### Given instruction
Your task is to copy the listing exactly. Drop any pictures from the copy.
++++ Dataset content ++++
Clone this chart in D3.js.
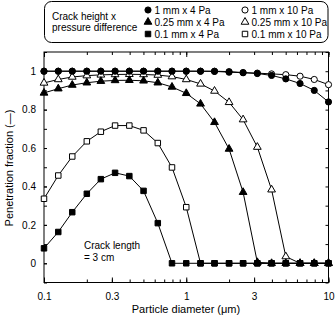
<!DOCTYPE html>
<html>
<head>
<meta charset="utf-8">
<script src="https://cdn.jsdelivr.net/npm/d3@7"></script>
<style>
body{margin:0;background:#fff;}
text{font-family:"Liberation Sans",Arial,sans-serif;fill:#000;}
</style>
</head>
<body>
<div id="chart"></div>
<script>
// particle diameters, 10 per decade from 0.1 to 10 um
var diam = [0.1,0.126,0.158,0.2,0.251,0.316,0.398,0.501,0.631,0.794,1,1.26,1.58,2,2.51,3.16,3.98,5.01,6.31,7.94,10];

var mm1_4 = [1,1,1,1,1,1,1,1,1,1,1,1,0.999,0.995,0.992,0.988,0.978,0.96,0.936,0.9,0.84];
var mm1_10 = [1,1,1,1,1,1,1,1,1,1,1,1,1,0.998,0.993,0.99,0.986,0.982,0.974,0.957,0.93];
var mm025_4 = [0.887,0.909,0.928,0.94,0.948,0.952,0.953,0.95,0.94,0.918,0.885,0.83,0.734,0.595,0.37,0.005,0,0,0,0,0];
var mm025_10 = [0.939,0.957,0.97,0.977,0.981,0.983,0.984,0.983,0.98,0.972,0.957,0.934,0.897,0.838,0.748,0.605,0.383,0.035,0,0,0];
var mm01_4 = [0.078,0.163,0.266,0.362,0.438,0.471,0.454,0.377,0.209,0,0,0,0,0,0,0,0,0,0,0,0];
var mm01_10 = [0.336,0.457,0.556,0.635,0.685,0.717,0.717,0.692,0.626,0.499,0.292,0,0,0,0,0,0,0,0,0,0];

var seriesNames = ["1 mm x 4 Pa","0.25 mm x 4 Pa","0.1 mm x 4 Pa","1 mm x 10 Pa","0.25 mm x 10 Pa","0.1 mm x 10 Pa"];
var seriesVals = [mm1_4,mm025_4,mm01_4,mm1_10,mm025_10,mm01_10];
var seriesShape = ["circle","triangle","square","circle","triangle","square"];
var seriesFilled = [true,true,true,false,false,false];

var xTicks = [0.1,0.3,1,3,10];
var yTicks = [0,0.2,0.4,0.6,0.8,1];

var w = 336, h = 317;
var svg = d3.select("#chart").append("svg").attr("width",w).attr("height",h);

var x = d3.scaleLog().domain([0.1,10]).range([44,328.5]);
var y = d3.scaleLinear().domain([-0.1,1.1]).range([282.5,52]);

// minor ticks
var xMinor = [];
[0.1,1].forEach(function(d){ for(var i=1;i<10;i++) xMinor.push(d*i); });
xMinor.push(10);
var yMinor = d3.range(-0.1,1.11,0.1);

svg.append("g").attr("transform","translate(0,282.5)")
  .call(d3.axisBottom(x).tickValues(xMinor).tickSize(-3).tickFormat(""));
svg.append("g").attr("transform","translate(0,282.5)")
  .call(d3.axisBottom(x).tickValues(xTicks).tickSize(-5).tickPadding(10).tickFormat(d3.format("")));
svg.append("g").attr("transform","translate(0,52)")
  .call(d3.axisTop(x).tickValues(xMinor).tickSize(-3).tickFormat(""));
svg.append("g").attr("transform","translate(0,52)")
  .call(d3.axisTop(x).tickValues([0.1,1,10]).tickSize(-5).tickFormat(""));
svg.append("g").attr("transform","translate(44,0)")
  .call(d3.axisLeft(y).tickValues(yMinor).tickSize(-3).tickFormat(""));
svg.append("g").attr("transform","translate(44,0)")
  .call(d3.axisLeft(y).tickValues(yTicks).tickSize(-3).tickPadding(8).tickFormat(d3.format("")));
svg.append("g").attr("transform","translate(328.5,0)")
  .call(d3.axisRight(y).tickValues(yMinor).tickSize(-3).tickFormat(""));

svg.selectAll(".domain").remove();
svg.selectAll(".tick line").attr("stroke","#000");
svg.selectAll(".tick text").attr("font-size","10px").attr("fill","#000").style("font-family","'Liberation Sans',Arial,sans-serif");

svg.append("rect").attr("x",44).attr("y",52).attr("width",284.5).attr("height",230.5)
  .attr("fill","none").attr("stroke","#000").attr("stroke-width",1);

var line = d3.line().x(function(d){return x(d[0]);}).y(function(d){return y(d[1]);});

function marker(g,shape,filled,cx,cy){
  var s;
  if(shape==="circle") s = d3.symbol().type(d3.symbolCircle).size(30);
  else if(shape==="triangle") s = d3.symbol().type(d3.symbolTriangle).size(26);
  else s = d3.symbol().type(d3.symbolSquare).size(30);
  g.append("path").attr("d",s())
    .attr("transform","translate("+cx+","+cy+")")
    .attr("fill",filled?"#000":"#fff")
    .attr("stroke","#000").attr("stroke-width",1);
}

// open series first, filled on top
var order = [3,4,5,0,1,2];
order.forEach(function(si){
  var pts = diam.map(function(d,i){return [d,seriesVals[si][i]];});
  var g = svg.append("g");
  g.append("path").attr("d",line(pts)).attr("fill","none").attr("stroke","#000").attr("stroke-width",1);
  pts.forEach(function(p){ marker(g,seriesShape[si],seriesFilled[si],x(p[0]),y(p[1])); });
});

// axis titles
svg.append("text").attr("x",186).attr("y",313).attr("text-anchor","middle").attr("font-size","11px")
  .text("Particle diameter (\u03bcm)");
svg.append("text").attr("transform","translate(13,168) rotate(-90)").attr("text-anchor","middle").attr("font-size","11px")
  .text("Penetration fraction (\u2014)");

svg.append("text").attr("x",84).attr("y",249).attr("font-size","10px").text("Crack length");
svg.append("text").attr("x",84).attr("y",261).attr("font-size","10px").text("= 3 cm");

// legend
var lg = svg.append("g");
lg.append("rect").attr("x",44.5).attr("y",1.5).attr("width",283.5).attr("height",41).attr("rx",7)
  .attr("fill","#fff").attr("stroke","#000");
lg.append("text").attr("x",52).attr("y",20).attr("font-size","10px").text("Crack height x");
lg.append("text").attr("x",52).attr("y",31).attr("font-size","10px").text("pressure  difference");
var rowY = [10,22,34];
seriesNames.forEach(function(n,i){
  var col = Math.floor(i/3), row = i%3;
  var mx = col===0 ? 148 : 245;
  marker(lg,seriesShape[i],seriesFilled[i],mx,rowY[row]);
  lg.append("text").attr("x",mx+6.5).attr("y",rowY[row]+3.5).attr("font-size","10px").text(n);
});
</script>
</body>
</html>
++++
### Full output
Clone this chart in D3.js.
<!DOCTYPE html>
<html>
<head>
<meta charset="utf-8">
<script src="https://cdn.jsdelivr.net/npm/d3@7"></script>
<style>
body{margin:0;background:#fff;}
text{font-family:"Liberation Sans",Arial,sans-serif;fill:#000;}
</style>
</head>
<body>
<div id="chart"></div>
<script>
// particle diameters, 10 per decade from 0.1 to 10 um
var diam = [0.1,0.126,0.158,0.2,0.251,0.316,0.398,0.501,0.631,0.794,1,1.26,1.58,2,2.51,3.16,3.98,5.01,6.31,7.94,10];

var mm1_4 = [1,1,1,1,1,1,1,1,1,1,1,1,0.999,0.995,0.992,0.988,0.978,0.96,0.936,0.9,0.84];
var mm1_10 = [1,1,1,1,1,1,1,1,1,1,1,1,1,0.998,0.993,0.99,0.986,0.982,0.974,0.957,0.93];
var mm025_4 = [0.887,0.909,0.928,0.94,0.948,0.952,0.953,0.95,0.94,0.918,0.885,0.83,0.734,0.595,0.37,0.005,0,0,0,0,0];
var mm025_10 = [0.939,0.957,0.97,0.977,0.981,0.983,0.984,0.983,0.98,0.972,0.957,0.934,0.897,0.838,0.748,0.605,0.383,0.035,0,0,0];
var mm01_4 = [0.078,0.163,0.266,0.362,0.438,0.471,0.454,0.377,0.209,0,0,0,0,0,0,0,0,0,0,0,0];
var mm01_10 = [0.336,0.457,0.556,0.635,0.685,0.717,0.717,0.692,0.626,0.499,0.292,0,0,0,0,0,0,0,0,0,0];

var seriesNames = ["1 mm x 4 Pa","0.25 mm x 4 Pa","0.1 mm x 4 Pa","1 mm x 10 Pa","0.25 mm x 10 Pa","0.1 mm x 10 Pa"];
var seriesVals = [mm1_4,mm025_4,mm01_4,mm1_10,mm025_10,mm01_10];
var seriesShape = ["circle","triangle","square","circle","triangle","square"];
var seriesFilled = [true,true,true,false,false,false];

var xTicks = [0.1,0.3,1,3,10];
var yTicks = [0,0.2,0.4,0.6,0.8,1];

var w = 336, h = 317;
var svg = d3.select("#chart").append("svg").attr("width",w).attr("height",h);

var x = d3.scaleLog().domain([0.1,10]).range([44,328.5]);
var y = d3.scaleLinear().domain([-0.1,1.1]).range([282.5,52]);

// minor ticks
var xMinor = [];
[0.1,1].forEach(function(d){ for(var i=1;i<10;i++) xMinor.push(d*i); });
xMinor.push(10);
var yMinor = d3.range(-0.1,1.11,0.1);

svg.append("g").attr("transform","translate(0,282.5)")
  .call(d3.axisBottom(x).tickValues(xMinor).tickSize(-3).tickFormat(""));
svg.append("g").attr("transform","translate(0,282.5)")
  .call(d3.axisBottom(x).tickValues(xTicks).tickSize(-5).tickPadding(10).tickFormat(d3.format("")));
svg.append("g").attr("transform","translate(0,52)")
  .call(d3.axisTop(x).tickValues(xMinor).tickSize(-3).tickFormat(""));
svg.append("g").attr("transform","translate(0,52)")
  .call(d3.axisTop(x).tickValues([0.1,1,10]).tickSize(-5).tickFormat(""));
svg.append("g").attr("transform","translate(44,0)")
  .call(d3.axisLeft(y).tickValues(yMinor).tickSize(-3).tickFormat(""));
svg.append("g").attr("transform","translate(44,0)")
  .call(d3.axisLeft(y).tickValues(yTicks).tickSize(-3).tickPadding(8).tickFormat(d3.format("")));
svg.append("g").attr("transform","translate(328.5,0)")
  .call(d3.axisRight(y).tickValues(yMinor).tickSize(-3).tickFormat(""));

svg.selectAll(".domain").remove();
svg.selectAll(".tick line").attr("stroke","#000");
svg.selectAll(".tick text").attr("font-size","10px").attr("fill","#000").style("font-family","'Liberation Sans',Arial,sans-serif");

svg.append("rect").attr("x",44).attr("y",52).attr("width",284.5).attr("height",230.5)
  .attr("fill","none").attr("stroke","#000").attr("stroke-width",1);

var line = d3.line().x(function(d){return x(d[0]);}).y(function(d){return y(d[1]);});

function marker(g,shape,filled,cx,cy){
  var s;
  if(shape==="circle") s = d3.symbol().type(d3.symbolCircle).size(30);
  else if(shape==="triangle") s = d3.symbol().type(d3.symbolTriangle).size(26);
  else s = d3.symbol().type(d3.symbolSquare).size(30);
  g.append("path").attr("d",s())
    .attr("transform","translate("+cx+","+cy+")")
    .attr("fill",filled?"#000":"#fff")
    .attr("stroke","#000").attr("stroke-width",1);
}

// open series first, filled on top
var order = [3,4,5,0,1,2];
order.forEach(function(si){
  var pts = diam.map(function(d,i){return [d,seriesVals[si][i]];});
  var g = svg.append("g");
  g.append("path").attr("d",line(pts)).attr("fill","none").attr("stroke","#000").attr("stroke-width",1);
  pts.forEach(function(p){ marker(g,seriesShape[si],seriesFilled[si],x(p[0]),y(p[1])); });
});

// axis titles
svg.append("text").attr("x",186).attr("y",313).attr("text-anchor","middle").attr("font-size","11px")
  .text("Particle diameter (\u03bcm)");
svg.append("text").attr("transform","translate(13,168) rotate(-90)").attr("text-anchor","middle").attr("font-size","11px")
  .text("Penetration fraction (\u2014)");

svg.append("text").attr("x",84).attr("y",249).attr("font-size","10px").text("Crack length");
svg.append("text").attr("x",84).attr("y",261).attr("font-size","10px").text("= 3 cm");

// legend
var lg = svg.append("g");
lg.append("rect").attr("x",44.5).attr("y",1.5).attr("width",283.5).attr("height",41).attr("rx",7)
  .attr("fill","#fff").attr("stroke","#000");
lg.append("text").attr("x",52).attr("y",20).attr("font-size","10px").text("Crack height x");
lg.append("text").attr("x",52).attr("y",31).attr("font-size","10px").text("pressure  difference");
var rowY = [10,22,34];
seriesNames.forEach(function(n,i){
  var col = Math.floor(i/3), row = i%3;
  var mx = col===0 ? 148 : 245;
  marker(lg,seriesShape[i],seriesFilled[i],mx,rowY[row]);
  lg.append("text").attr("x",mx+6.5).attr("y",rowY[row]+3.5).attr("font-size","10px").text(n);
});
</script>
</body>
</html>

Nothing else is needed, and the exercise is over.